To determine the power of the lens required for a farsighted person who cannot see clearly beyond 200 cm and needs to see objects at 20 cm, we can use the lens formula and the concept of lens power. Let's break this down step by step.

Understanding Farsightedness

Farsightedness, or hyperopia, occurs when the eye is unable to focus on nearby objects clearly. This happens because the light entering the eye focuses behind the retina.
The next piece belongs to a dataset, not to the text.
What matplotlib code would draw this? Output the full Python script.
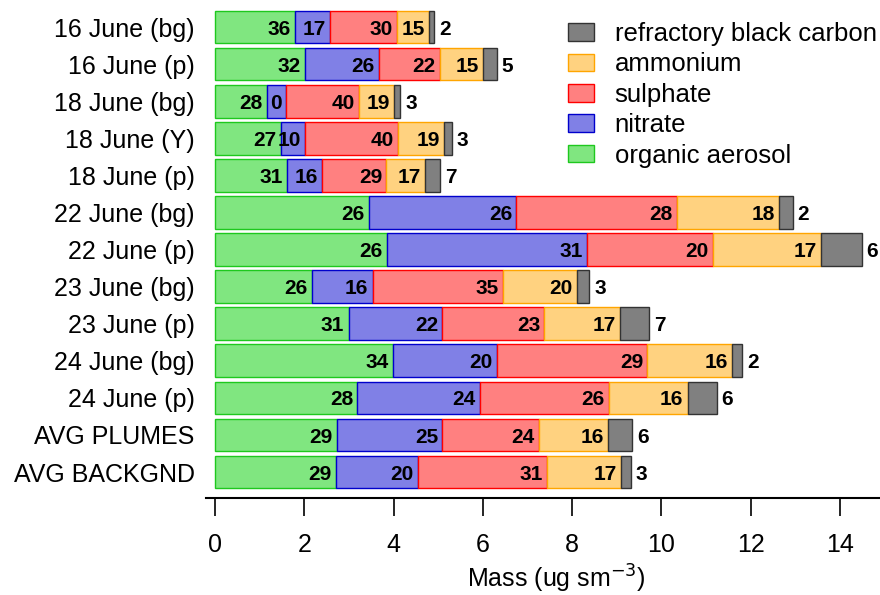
import matplotlib
matplotlib.use('Agg')
import matplotlib.pyplot as plt
import numpy as np

plt.rcParams['font.family'] = ['Liberation Sans', 'DejaVu Sans']

# sample names, top to bottom
rows = ['16 June (bg)', '16 June (p)', '18 June (bg)', '18 June (Y)', '18 June (p)',
        '22 June (bg)', '22 June (p)', '23 June (bg)', '23 June (p)',
        '24 June (bg)', '24 June (p)', 'AVG PLUMES', 'AVG BACKGND']

# mass (ug sm-3) of each component
organic = [1.79, 2.02, 1.16, 1.47, 1.61, 3.45, 3.85, 2.17, 2.99, 3.98, 3.19, 2.73, 2.70]
nitrate = [0.79, 1.65, 0.42, 0.55, 0.78, 3.30, 4.49, 1.36, 2.10, 2.33, 2.74, 2.36, 1.85]
sulphate = [1.49, 1.36, 1.65, 2.09, 1.45, 3.60, 2.81, 2.93, 2.29, 3.38, 2.89, 2.16, 2.88]
ammonium = [0.72, 0.97, 0.79, 1.02, 0.86, 2.29, 2.43, 1.64, 1.69, 1.89, 1.77, 1.56, 1.66]
rbc = [0.12, 0.31, 0.13, 0.17, 0.35, 0.30, 0.91, 0.29, 0.66, 0.23, 0.65, 0.54, 0.22]

# percentage labels as printed on the bars
pct_oa = [36, 32, 28, 27, 31, 26, 26, 26, 31, 34, 28, 29, 29]
pct_no3 = [17, 26, 0, 10, 16, 26, 31, 16, 22, 20, 24, 25, 20]
pct_so4 = [30, 22, 40, 40, 29, 28, 20, 35, 23, 29, 26, 24, 31]
pct_nh4 = [15, 15, 19, 19, 17, 18, 17, 20, 17, 16, 16, 16, 17]
pct_bc = [2, 5, 3, 3, 7, 2, 6, 3, 7, 2, 6, 6, 3]

xticks = [0, 2, 4, 6, 8, 10, 12, 14]

series = [
    ('organic aerosol', organic, pct_oa, '#80E680', '#1EC81E'),
    ('nitrate', nitrate, pct_no3, '#8080E6', '#0000CC'),
    ('sulphate', sulphate, pct_so4, '#FF8080', '#FF0000'),
    ('ammonium', ammonium, pct_nh4, '#FFD280', '#FFA500'),
    ('refractory black carbon', rbc, pct_bc, '#808080', '#333333'),
]

fig = plt.figure(figsize=(8.8, 5.95), dpi=100)
ax = fig.add_axes([205.7 / 880, 97 / 595, 1 - 205.7 / 880, (498 - 8.5) / 595])

y = np.arange(len(rows))
left = np.zeros(len(rows))
handles = []
for name, vals, pcts, fc, ec in series:
    vals = np.array(vals)
    b = ax.barh(y, vals, left=left, height=0.88, color=fc, edgecolor=ec,
                linewidth=1.0, label=name)
    handles.append(b)
    right = left + vals
    for yi, xe, p in zip(y, right, pcts):
        if name == 'refractory black carbon':
            ax.annotate(str(p), (xe, yi), xytext=(3.5, -1.5), textcoords='offset points',
                        ha='left', va='center', fontsize=15, fontweight='bold')
        else:
            ax.annotate(str(p), (xe, yi), xytext=(-3, -1.5), textcoords='offset points',
                        ha='right', va='center', fontsize=15, fontweight='bold')
    left = right

ax.set_ylim(12.7, -0.5)
ax.set_xlim(-0.21, 14.9)
ax.set_yticks(y)
ax.set_yticklabels(rows, fontsize=18)
ax.set_xticks(xticks)
ax.set_xticklabels([str(t) for t in xticks], fontsize=18)
ax.tick_params(axis='y', length=0, pad=8)
ax.tick_params(axis='x', direction='out', length=13, width=1.2, pad=12)
for s in ['top', 'right', 'left']:
    ax.spines[s].set_visible(False)
ax.spines['bottom'].set_linewidth(1.5)

ax.set_xlabel('Mass (ug sm$^{-3}$)', fontsize=18)
ax.xaxis.set_label_coords((556 - 205.7) / (880 - 205.7), -0.132)

leg = ax.legend(handles[::-1], [s[0] for s in series][::-1], loc='upper left',
                bbox_to_anchor=((553 - 205.7) / (880 - 205.7), 1.004), frameon=False,
                fontsize=18.5, handlelength=1.0, handleheight=0.68,
                handletextpad=0.8, labelspacing=0.25, borderaxespad=0.2)

fig.savefig('out.png', dpi=100)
In this case, the person can see objects clearly at a distance but struggles with closer ones.

Using the Lens Formula

The lens formula is given by:

1/f = 1/v - 1/u

Where:

  • f = focal length of the lens (in meters)
  • v = image distance (in meters)
  • u = object distance (in meters)

Identifying the Values

In this scenario:

  • The object distance (u) is -20 cm (we use a negative sign because the object is on the same side as the incoming light).
  • The image distance (v) is +200 cm (the distance at which the person can see clearly).

Now, we need to convert these distances into meters:

  • u = -0.20 m
  • v = 2.00 m

Calculating the Focal Length

Plugging these values into the lens formula:

1/f = 1/v - 1/u

1/f = 1/2.00 - 1/(-0.20)

1/f = 0.5 + 5

1/f = 5.5

Now, taking the reciprocal to find the focal length:

f = 1/5.5 ≈ 0.1818 m

Finding the Power of the Lens

The power of a lens (P) is given by the formula:

P = 1/f (in meters)

Substituting the focal length we found:

P = 1/0.1818 ≈ 5.5 D

Final Result

The power of the lens needed for the farsighted person to see objects clearly at 20 cm is approximately +5.5 diopters. This positive value indicates that a converging lens is required to help focus the light correctly onto the retina for nearby objects.